Export sales for the week ending January 14th were released today with favorable numbers on corn and soybeans. Corn sales for the week were above trade expectations and the volume needed on a weekly basis with 56.6 million bu (mbu). Soybean bookings were also above trade guesses and weekly needs with 66.8 mbu old crop and another 30.5 mbu for new crop. Wheat sales were in the middle of trade estimates with 12.1 mbu, but still more the needed to reach the yearly goal. 

Beef and pork sales for the week were also on the high side. Beef sales totaled 24,500 metric tons with Japan, China, and South Korea the leading buyers. Pork sales were a sizable 45,200 metric tons with Mexico, China, and Canada taking the majority. Brazil is going to increase is pork exports which may temper those US sales in the near future. 

Ethanol manufacturing data for the week ending January 15th was also released today. Weekly manufacturing totaled 6.615 million barrels, a 28,000-barrel increase from the week before. This volume is still a 10% decrease from last year as poor margins continue to impact the industry. Ethanol stocks decreased 64,000 barrels during the week and now total 23.63 million compared to last year’s 24.03 million. 

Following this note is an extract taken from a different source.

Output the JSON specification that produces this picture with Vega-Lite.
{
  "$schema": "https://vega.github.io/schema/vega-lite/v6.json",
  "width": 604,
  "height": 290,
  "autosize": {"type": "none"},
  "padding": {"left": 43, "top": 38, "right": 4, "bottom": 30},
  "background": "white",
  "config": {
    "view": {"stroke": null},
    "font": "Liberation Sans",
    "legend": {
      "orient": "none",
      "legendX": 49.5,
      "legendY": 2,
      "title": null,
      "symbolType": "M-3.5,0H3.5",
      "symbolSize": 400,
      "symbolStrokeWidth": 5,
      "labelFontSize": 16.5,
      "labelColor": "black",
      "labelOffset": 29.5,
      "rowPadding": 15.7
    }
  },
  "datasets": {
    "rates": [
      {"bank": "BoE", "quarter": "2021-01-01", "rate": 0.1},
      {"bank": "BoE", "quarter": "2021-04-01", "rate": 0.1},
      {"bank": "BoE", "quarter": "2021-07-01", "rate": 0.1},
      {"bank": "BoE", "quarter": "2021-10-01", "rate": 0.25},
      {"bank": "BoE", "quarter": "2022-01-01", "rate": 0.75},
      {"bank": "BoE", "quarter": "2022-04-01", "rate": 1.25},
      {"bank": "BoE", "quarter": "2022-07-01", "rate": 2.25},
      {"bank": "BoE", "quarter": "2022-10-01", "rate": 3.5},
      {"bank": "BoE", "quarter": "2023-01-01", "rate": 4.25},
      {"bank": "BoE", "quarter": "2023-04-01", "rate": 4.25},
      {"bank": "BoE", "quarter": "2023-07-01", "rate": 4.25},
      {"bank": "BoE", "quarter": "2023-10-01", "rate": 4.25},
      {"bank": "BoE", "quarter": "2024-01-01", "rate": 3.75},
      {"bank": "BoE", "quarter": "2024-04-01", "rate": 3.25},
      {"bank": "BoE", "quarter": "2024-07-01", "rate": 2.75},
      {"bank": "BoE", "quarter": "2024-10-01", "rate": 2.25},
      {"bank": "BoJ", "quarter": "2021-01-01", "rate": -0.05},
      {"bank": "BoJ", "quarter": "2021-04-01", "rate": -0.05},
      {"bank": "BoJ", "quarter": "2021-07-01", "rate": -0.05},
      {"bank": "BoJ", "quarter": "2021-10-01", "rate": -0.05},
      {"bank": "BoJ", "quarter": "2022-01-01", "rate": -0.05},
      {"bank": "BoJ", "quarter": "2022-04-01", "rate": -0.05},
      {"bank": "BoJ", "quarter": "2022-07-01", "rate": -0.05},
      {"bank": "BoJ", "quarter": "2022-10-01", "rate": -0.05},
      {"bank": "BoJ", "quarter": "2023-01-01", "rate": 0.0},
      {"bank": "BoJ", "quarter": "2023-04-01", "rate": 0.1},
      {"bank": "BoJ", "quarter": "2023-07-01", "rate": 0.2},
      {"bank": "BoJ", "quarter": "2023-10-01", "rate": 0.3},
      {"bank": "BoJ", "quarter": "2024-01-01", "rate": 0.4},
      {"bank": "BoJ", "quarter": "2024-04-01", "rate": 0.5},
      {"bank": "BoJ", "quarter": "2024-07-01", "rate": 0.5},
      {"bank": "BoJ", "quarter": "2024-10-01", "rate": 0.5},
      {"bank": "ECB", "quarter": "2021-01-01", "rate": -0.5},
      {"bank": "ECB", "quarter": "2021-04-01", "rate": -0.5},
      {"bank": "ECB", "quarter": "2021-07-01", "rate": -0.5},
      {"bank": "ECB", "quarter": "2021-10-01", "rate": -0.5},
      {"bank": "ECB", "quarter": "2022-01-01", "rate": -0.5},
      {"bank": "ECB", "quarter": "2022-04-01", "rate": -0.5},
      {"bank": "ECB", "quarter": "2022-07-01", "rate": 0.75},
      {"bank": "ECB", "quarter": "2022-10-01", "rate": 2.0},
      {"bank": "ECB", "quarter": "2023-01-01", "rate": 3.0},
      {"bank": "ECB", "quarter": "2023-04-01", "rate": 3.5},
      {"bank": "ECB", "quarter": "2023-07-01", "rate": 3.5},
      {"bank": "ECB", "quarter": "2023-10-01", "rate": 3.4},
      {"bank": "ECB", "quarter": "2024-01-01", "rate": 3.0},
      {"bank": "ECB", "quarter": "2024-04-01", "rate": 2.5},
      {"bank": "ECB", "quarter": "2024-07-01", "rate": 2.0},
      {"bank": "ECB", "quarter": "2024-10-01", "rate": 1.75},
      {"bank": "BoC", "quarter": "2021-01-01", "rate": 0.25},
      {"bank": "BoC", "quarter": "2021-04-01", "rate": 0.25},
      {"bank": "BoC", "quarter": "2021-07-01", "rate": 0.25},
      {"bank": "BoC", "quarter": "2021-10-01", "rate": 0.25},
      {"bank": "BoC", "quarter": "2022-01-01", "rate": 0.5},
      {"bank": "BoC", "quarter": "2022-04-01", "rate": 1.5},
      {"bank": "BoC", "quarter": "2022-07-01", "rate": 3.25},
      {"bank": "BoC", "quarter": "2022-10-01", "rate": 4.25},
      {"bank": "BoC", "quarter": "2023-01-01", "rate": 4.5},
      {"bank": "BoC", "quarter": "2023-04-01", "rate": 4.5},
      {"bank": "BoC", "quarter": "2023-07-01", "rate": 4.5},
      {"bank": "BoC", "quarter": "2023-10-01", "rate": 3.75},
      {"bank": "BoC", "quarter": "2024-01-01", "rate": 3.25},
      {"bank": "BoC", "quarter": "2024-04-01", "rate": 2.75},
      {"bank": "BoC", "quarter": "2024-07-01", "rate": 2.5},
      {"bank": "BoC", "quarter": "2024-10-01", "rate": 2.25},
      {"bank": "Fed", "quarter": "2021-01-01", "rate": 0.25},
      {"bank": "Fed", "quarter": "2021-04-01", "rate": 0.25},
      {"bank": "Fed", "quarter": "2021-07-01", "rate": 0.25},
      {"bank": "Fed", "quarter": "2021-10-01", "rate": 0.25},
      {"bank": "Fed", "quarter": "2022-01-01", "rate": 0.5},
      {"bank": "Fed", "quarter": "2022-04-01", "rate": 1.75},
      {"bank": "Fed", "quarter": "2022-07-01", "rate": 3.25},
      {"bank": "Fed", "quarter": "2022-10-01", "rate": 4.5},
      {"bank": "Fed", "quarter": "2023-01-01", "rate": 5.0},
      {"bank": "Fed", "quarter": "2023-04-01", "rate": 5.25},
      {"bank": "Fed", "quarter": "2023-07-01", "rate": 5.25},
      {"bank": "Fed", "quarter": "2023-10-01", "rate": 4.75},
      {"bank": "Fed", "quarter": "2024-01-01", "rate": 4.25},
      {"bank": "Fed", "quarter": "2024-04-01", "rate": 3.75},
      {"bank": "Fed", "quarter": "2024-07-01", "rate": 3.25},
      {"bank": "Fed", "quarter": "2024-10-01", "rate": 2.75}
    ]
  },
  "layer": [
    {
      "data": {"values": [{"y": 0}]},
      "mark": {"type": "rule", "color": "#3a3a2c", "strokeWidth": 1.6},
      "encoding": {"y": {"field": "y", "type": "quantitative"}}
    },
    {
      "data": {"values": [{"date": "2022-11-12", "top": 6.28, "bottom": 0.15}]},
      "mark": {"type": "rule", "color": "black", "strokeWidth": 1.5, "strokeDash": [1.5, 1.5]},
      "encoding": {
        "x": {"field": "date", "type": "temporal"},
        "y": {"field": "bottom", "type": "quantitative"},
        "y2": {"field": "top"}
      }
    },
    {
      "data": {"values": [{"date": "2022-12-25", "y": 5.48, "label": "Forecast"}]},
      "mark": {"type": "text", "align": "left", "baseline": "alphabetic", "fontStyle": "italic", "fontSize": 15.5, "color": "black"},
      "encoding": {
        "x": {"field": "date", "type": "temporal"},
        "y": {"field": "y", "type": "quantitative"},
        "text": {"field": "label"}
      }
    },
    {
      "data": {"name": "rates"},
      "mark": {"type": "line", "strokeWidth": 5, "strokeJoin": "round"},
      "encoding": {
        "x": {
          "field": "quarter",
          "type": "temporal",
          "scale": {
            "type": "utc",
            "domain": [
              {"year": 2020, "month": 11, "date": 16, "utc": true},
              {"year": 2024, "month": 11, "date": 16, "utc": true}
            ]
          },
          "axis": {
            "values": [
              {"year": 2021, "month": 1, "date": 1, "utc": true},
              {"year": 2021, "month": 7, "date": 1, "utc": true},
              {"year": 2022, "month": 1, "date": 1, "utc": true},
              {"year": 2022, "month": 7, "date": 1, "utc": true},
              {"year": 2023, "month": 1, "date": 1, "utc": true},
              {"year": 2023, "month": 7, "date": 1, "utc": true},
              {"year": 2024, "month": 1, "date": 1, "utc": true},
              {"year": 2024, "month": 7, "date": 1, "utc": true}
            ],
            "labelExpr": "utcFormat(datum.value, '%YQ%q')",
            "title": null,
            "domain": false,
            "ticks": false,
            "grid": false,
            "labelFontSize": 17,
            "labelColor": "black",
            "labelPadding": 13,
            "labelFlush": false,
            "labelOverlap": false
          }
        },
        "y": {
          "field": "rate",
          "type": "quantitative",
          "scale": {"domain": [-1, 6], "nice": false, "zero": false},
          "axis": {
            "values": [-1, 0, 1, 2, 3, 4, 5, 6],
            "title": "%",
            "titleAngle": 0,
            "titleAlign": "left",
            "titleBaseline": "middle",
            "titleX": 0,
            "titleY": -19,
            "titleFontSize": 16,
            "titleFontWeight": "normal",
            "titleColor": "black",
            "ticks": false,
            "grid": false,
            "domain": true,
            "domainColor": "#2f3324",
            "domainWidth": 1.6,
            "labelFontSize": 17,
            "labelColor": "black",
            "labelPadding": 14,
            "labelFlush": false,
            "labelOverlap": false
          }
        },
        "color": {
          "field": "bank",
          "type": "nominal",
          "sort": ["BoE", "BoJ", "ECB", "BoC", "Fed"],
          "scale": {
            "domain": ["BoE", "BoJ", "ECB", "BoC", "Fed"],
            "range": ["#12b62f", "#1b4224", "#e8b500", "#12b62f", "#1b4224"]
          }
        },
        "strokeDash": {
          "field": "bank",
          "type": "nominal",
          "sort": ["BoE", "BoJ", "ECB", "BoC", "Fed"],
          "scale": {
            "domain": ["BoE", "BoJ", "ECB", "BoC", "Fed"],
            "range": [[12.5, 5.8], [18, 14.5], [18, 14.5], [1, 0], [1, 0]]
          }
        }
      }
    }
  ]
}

A story in the market this week that has been garnering attention is the transit issues in Brazil and Argentina. Transit officials in both of these countries are indicating they will strike on February 1st if they do not receive higher wages. Ahead of this we have seen roadblocks set up to deter deliveries. This is becoming more of an issue as harvest begins and exporters have vessels to load. Export facilities still have enough product to load but this will quickly diminish without deliveries. 

These transit issues also come when Argentine farmers are starting to sell more inventory, mainly corn. The Argentine government recently issued export restrictions on corn, and while they were lifted, there are thoughts they may be reinstated if Argentina’s corn supply drops. The major concern is inflation in Argentina which hit 4% and was partially due to higher grain values. Argentine farmers are making heavy sales ahead of this to try and capture the higher values being paid by the global market. 

Weather remains a driving fundamental factor in today’s market. Conditions in South America are mixed with parts of Brazil receiving widespread rains in recent weeks while other regions remain dry. The same is true in Argentina where we have seen rainfall but not enough to make up for the prolonged dry spell the country has experienced. Crop scouts claim rains have been enough to stabilize crops though, and in some cases improve. There are now signs the current La Nina system will start to break down by the end of winter which will benefit weather as well. 

Analysts are taking current weather conditions and trying to predict what it may mean for this coming production season in the United States. So far, this winter has been warmer and drier than usual in the United States, but comparing to recent winters, this is not that uncommon. In fact several of the most recent winters have been just as mild as the current one. Looking at production the following year there is not a definitive pattern when it comes to yields or crop sizes, as growing season weather is much more of a factor.